Rabbimizin buyruğu gereği günahın açığından da gizlisinden de kaçınmakla yükümlüyüz. (el-En’am 120) Günahların pek çoğu Kur’ânımzda açıklandığı için apaçıktır; Yalan faiz, rüşvet, zulüm, zina gibi. Bazı günahlar da apaçık değildir, onları belirlemede bir ölçü de Peygamberimizin bize ölçü veren şu beyanlarıdır.
“Günah (İsm)içini huzursuzlaştıran ve insanlar tarafından bilinmesini istemediğin şeydir.”[i]
Günahı, yaptığımız fakat çevremiz tarafımızdan bilinmesini istemediğimiz söz davranış, iş ve ilişki olarak niteleyen Peygamberimizin bu tanımlarını ölçü alarak kendimizi sorgulamalıyız. Aşağıda bu hadisimizle ilgili genel bir açıklama yapacağız ama Müslüman siyasiler, ilahiyatçılar vs. olarak kendimize soralım:
Hangi birimiz porno izlediğinin bilinmesini ister?
Hangi birimiz yakın çevremizdeki başarılı insanları tahammül edemediğini açığa vurabilir?
Hangi birimiz övgüleri ile aslında yalakalık yaptığını itiraf edebilir.
Hangi birimiz Allah’ın rızasını hedeflediğimiz sanılan işlerimizi parasal veya siyasal çıkarlar için yaptığımızı dobra dobra açıklayabilir?
İşte böyle İnsanlar tarafından bilinmesini istemediğimiz sözlerimiz işlerimiz de tövbe gerektiren günahlarımızdır.
Geliniz yukarıda bir kısmını aktardığımız hadisin bütününü görelim ve bazı noktalara açıklık getirelim.

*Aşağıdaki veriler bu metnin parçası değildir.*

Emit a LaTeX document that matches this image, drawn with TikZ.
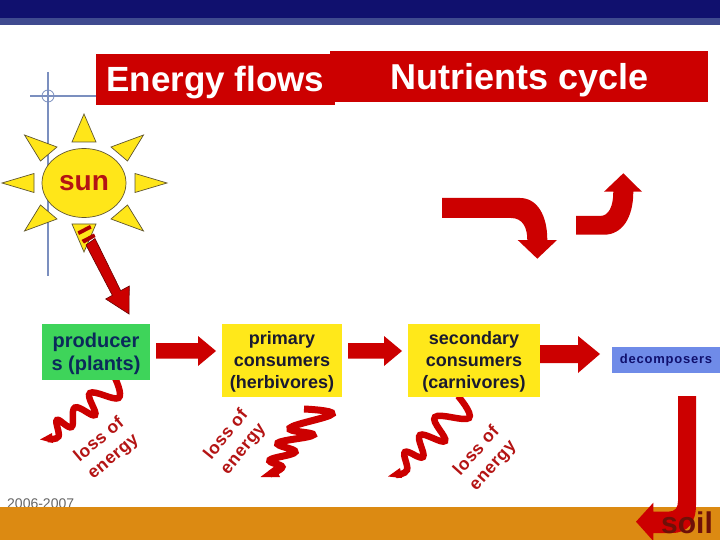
\documentclass[tikz,border=0pt]{standalone}
\usepackage{fontspec}
\setmainfont{Liberation Sans}
\usetikzlibrary{shapes.geometric}
\newfontfamily\spaced[LetterSpace=6]{Liberation Sans}
\newfontfamily\spacedb[LetterSpace=3]{Liberation Sans}
\definecolor{navy}{HTML}{10106E}
\definecolor{navyb}{HTML}{3F4A8F}
\definecolor{band}{HTML}{DC8A12}
\definecolor{redm}{HTML}{CC0000}
\definecolor{lossred}{HTML}{B41414}
\definecolor{sunyel}{HTML}{FFE619}
\definecolor{sunedge}{HTML}{5F5530}
\definecolor{cross}{HTML}{7B8FBF}
\definecolor{prodgreen}{HTML}{3ED45A}
\definecolor{consyel}{HTML}{FFE81A}
\definecolor{decblue}{HTML}{6F8BE8}
\definecolor{inkb}{HTML}{0B2A5A}
\definecolor{inkk}{HTML}{1A1A30}
\definecolor{soilink}{HTML}{6E1008}
\tikzset{
  titlebox/.style={fill=redm,text=white,font=\bfseries\fontsize{35}{38}\selectfont,inner sep=0pt,anchor=center},
  ray/.style={fill=sunyel,draw=sunedge,line width=0.7pt,line join=miter},
  block/.style={fill=redm},
  wavy/.style={draw=redm,line width=6.5pt,line cap=butt},
  tagbox/.style={inner sep=0pt,align=center,font=\bfseries\fontsize{18}{22}\selectfont,anchor=center},
  losstext/.style={text=lossred,inner sep=0pt,align=center,font=\bfseries\spacedb\fontsize{17.5}{22}\selectfont}
}
\begin{document}
\begin{tikzpicture}[x=1pt,y=-1pt]
\useasboundingbox (0,0) rectangle (720,540);
\clip (0,0) rectangle (720,540);
\fill[white] (0,0) rectangle (720,540);
% header
\fill[navy] (0,0) rectangle (720,18);
\fill[navyb] (0,18) rectangle (720,25);
% crosshair
\draw[cross,line width=1.8pt] (48,72) -- (48,276);
\draw[cross,line width=1.8pt] (30,96) -- (100,96);
\draw[cross,line width=0.8pt] (48,96) circle (6);
% title boxes
\node[titlebox,minimum width=378pt,minimum height=51pt] (nut) at (519,76.5) {};
\node[titlebox,minimum width=239pt,text height=38pt,text depth=13pt] (eng) at (215.5,79.5) {Energy flows};
\node[text=white,font=\bfseries\fontsize{36}{38}\selectfont,inner sep=0pt,anchor=base] (nutt) at (519.5,90) {Nutrients cycle};
% sun
\node[ellipse,fill=sunyel,draw=sunedge,line width=0.7pt,minimum width=84pt,minimum height=69pt,inner sep=0pt,text=lossred,font=\bfseries\fontsize{28}{30}\selectfont] (sun) at (84,183) {\raisebox{-2pt}{sun}};
\draw[ray] (84,114) -- (96,142) -- (72,142) -- cycle;
\draw[ray] (84,252) -- (96,224) -- (72,224) -- cycle;
\draw[ray] (2,183) -- (34,173.5) -- (34,192.5) -- cycle;
\draw[ray] (167,183) -- (135,173.5) -- (135,192.5) -- cycle;
\draw[ray] (24.5,135) -- (57,147) -- (40.5,161) -- cycle;
\draw[ray] (143.5,135) -- (111,147) -- (127.5,161) -- cycle;
\draw[ray] (24.5,231) -- (57,219) -- (40.5,205) -- cycle;
\draw[ray] (143.5,231) -- (111,219) -- (127.5,205) -- cycle;
% sun arrow
\fill[redm,draw=black!50!redm,line width=0.6pt] (86,245) -- (95,238.5) -- (120.7,290.7) -- (129.3,286) -- (129,314) -- (105.7,299) -- (112.3,295.3) -- cycle;
\fill[black!15!redm] (77.5,231.5) -- (90,225) -- (91.5,228.5) -- (79,235) -- cycle;
\fill[black!15!redm] (81.5,240) -- (94,233.5) -- (95.5,237) -- (84,243.5) -- cycle;
% waves
\draw[wavy] plot[smooth,tension=0.7] coordinates {(115,378) (118.5,398) (90,393) (95,415) (75,407.5) (71.5,427) (57,420) (58.5,436.5) (48,439)};
\fill[redm] (40,439.5) -- (52,433) -- (53,443) -- cycle;
\draw[wavy,line width=7pt] plot[smooth,tension=0.7] coordinates {(304,409) (332,414) (290,428) (313,435) (278,443) (295,452) (270,460) (282,467) (270,474)};
\fill[redm] (260.5,477) -- (275,466) -- (280,477) -- cycle;
\draw[wavy] plot[smooth,tension=0.7] coordinates {(458,396) (469,418) (435,417) (445,441) (420,435) (423,457) (405,452) (407,470) (396,475)};
\fill[redm] (388,476.5) -- (400,468) -- (402,478) -- cycle;
% block arrows
\fill[block] (156,343) -- (198,343) -- (198,336) -- (216,351) -- (198,366) -- (198,358.5) -- (156,358.5) -- cycle;
\fill[block] (348,343) -- (384,343) -- (384,336) -- (402,351) -- (384,366) -- (384,358.5) -- (348,358.5) -- cycle;
\fill[block] (540,345) -- (578,345) -- (578,336) -- (600,354) -- (578,373) -- (578,363) -- (540,363) -- cycle;
% role boxes
\node[tagbox,fill=prodgreen,text=inkb,minimum width=108pt,minimum height=56pt,font=\bfseries\fontsize{20}{23}\selectfont] (prod) at (96,352) {\rule{0pt}{18.5pt}producer\\s (plants)};
\node[tagbox,fill=consyel,text=inkk,minimum width=120pt,minimum height=73pt] (prim) at (282,360.5) {\rule{0pt}{16.5pt}primary\\consumers\\(herbivores)};
\node[tagbox,fill=consyel,text=inkk,minimum width=132pt,minimum height=73pt] (sec) at (474,360.5) {\rule{0pt}{16.5pt}secondary\\consumers\\(carnivores)};
\node[tagbox,fill=decblue,text=navy,minimum width=108pt,minimum height=26pt,font=\bfseries\spaced\fontsize{13}{16}\selectfont] (dec) at (666,360) {decomposers};
% loss labels
\node[losstext,rotate=40] (l1) at (106.5,448.5) {loss of\\energy};
\node[losstext,rotate=51] (l2) at (235,442) {loss of\\energy};
\node[losstext,rotate=48] (l3) at (485,458.5) {loss of\\energy};
% date and soil band
\node[text=black!60,font=\fontsize{14}{16}\selectfont,inner sep=0pt,anchor=base west] (date) at (7,508.5) {2006-2007};
\fill[band] (0,507) rectangle (720,540);
% curved arrows
\fill[block] (442,198) -- (520,198) .. controls (537,198) and (547.3,215) .. (547.3,240) -- (557,240) -- (537.3,258.7) -- (517.7,240) -- (527.3,240) .. controls (527.3,228) and (523,218) .. (511,218) -- (442,218) -- cycle;
\fill[block] (576,216) -- (600,216) .. controls (609,216) and (613.3,206) .. (613.3,191.7) -- (604,191.7) -- (623.3,173.3) -- (642,191.7) -- (633.3,191.7) .. controls (633.3,218) and (622,234.7) .. (604,234.7) -- (576,234.7) -- cycle;
\fill[block] (678,396) -- (696,396) -- (696,505) .. controls (696,522) and (688,533) .. (672,533) -- (653.3,533) -- (653.3,541) -- (636,521.7) -- (653.3,502.7) -- (653.3,511.7) -- (668,511.7) .. controls (675,511.7) and (678,508) .. (678,501) -- cycle;
\node[text=soilink,font=\bfseries\fontsize{30}{32}\selectfont,inner sep=0pt] (soil) at (687,523) {soil};
\end{tikzpicture}
\end{document}
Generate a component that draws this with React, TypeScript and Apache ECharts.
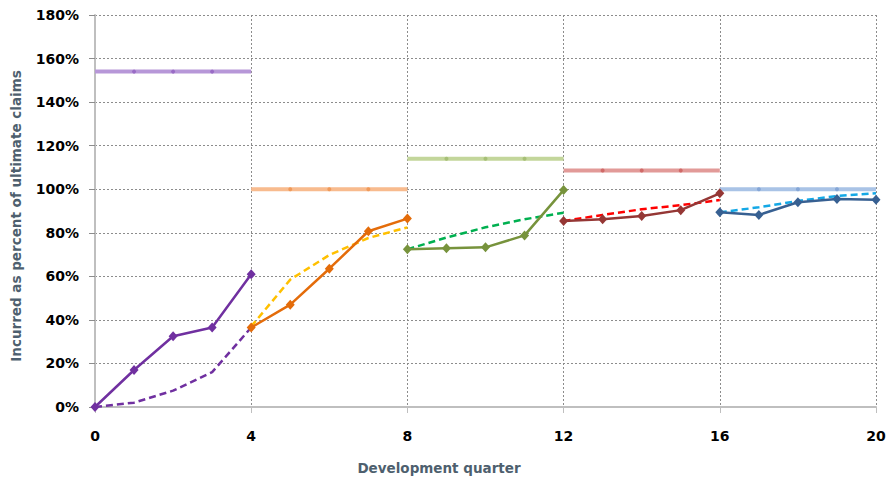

Nevvas İbn-ü Seman (r.a.) anlatıyor:
“Bir yıl Medine’de Allah’ın Resûlü (s.a.v.) ile kaldım. Medine’den ayrılmamı engelleyen yalnızca sorup-öğrenmek arzusuydu. Zira birimiz Medine’den ayrıldığı zaman artık Allah’ın Resûlü’ne bir şey sormak imkânını bulamazdı. Bir defasında Allah’ın Resûlü’ne “Birr”i ve günah olup olmadığı açık olmayan, sözler, işler ve davranışlar içinde neyin “İsm” (günah) olacağını sordum. Şöyle buyurdu:
– Birr: Allah’ın rızasına erdirecek amel olan güzel ahlâktır. Günah (İsm)ise içini huzursuzlaştıran ve insanlar tarafından bilinmesini istemediğin şeydir.”1
Hadîsimiz İslâmi şahsiyetimizi koruyabilmek için bilmemiz ve kullanmamız gereken bir ölçüyü öğretmektedir.
Peygamber’imizin buyurduğu gibi helâller bellidir, haramlar da belirlidir. Ancak vahyin indirildiği Hz. Peygamber dönemi sonrasında ortaya çıkan sözler, davranışlar, işler ve bulunan bazı maddelerde olduğu gibi helâl mi yoksa haram mı olduğu açıkça belli olmayan uygulamalar ve maddeler vardır.
İslâmi şahsiyetimizi koruyabilmemiz için bunlar içinde günah olanları nasıl tespit edip korunacağız. Hadîsimiz bize bir tespit ölçüsü vermektedir. Ancak bu ölçü Allah’ın ve Peygamber’inin emirleri ve yasaklarına bağlı gerçek mü’minlerin kullanabileceği bir ölçüdür. Eğer şüpheli durumlarda günahı tespit ölçüsü olan “İç huzursuzluğu ve insanlar tarafından bilinmesini arzu etmemek” kriterini içki, kumar, zina, faiz, vücudu teşhir gibi haramları açıktan işleyen ve işlerken de hiçbir ürperti duymayan inancı zayıf, ameli kısır Müslümanlar kullanmaya kalkışırsa daha da sapıtırlar.
Haramları işleyenlerin haram görerek kaçınacakları ne olabilir?
——————–
[i]1 Müslim Birr 14, Tirmizi Zühd 52.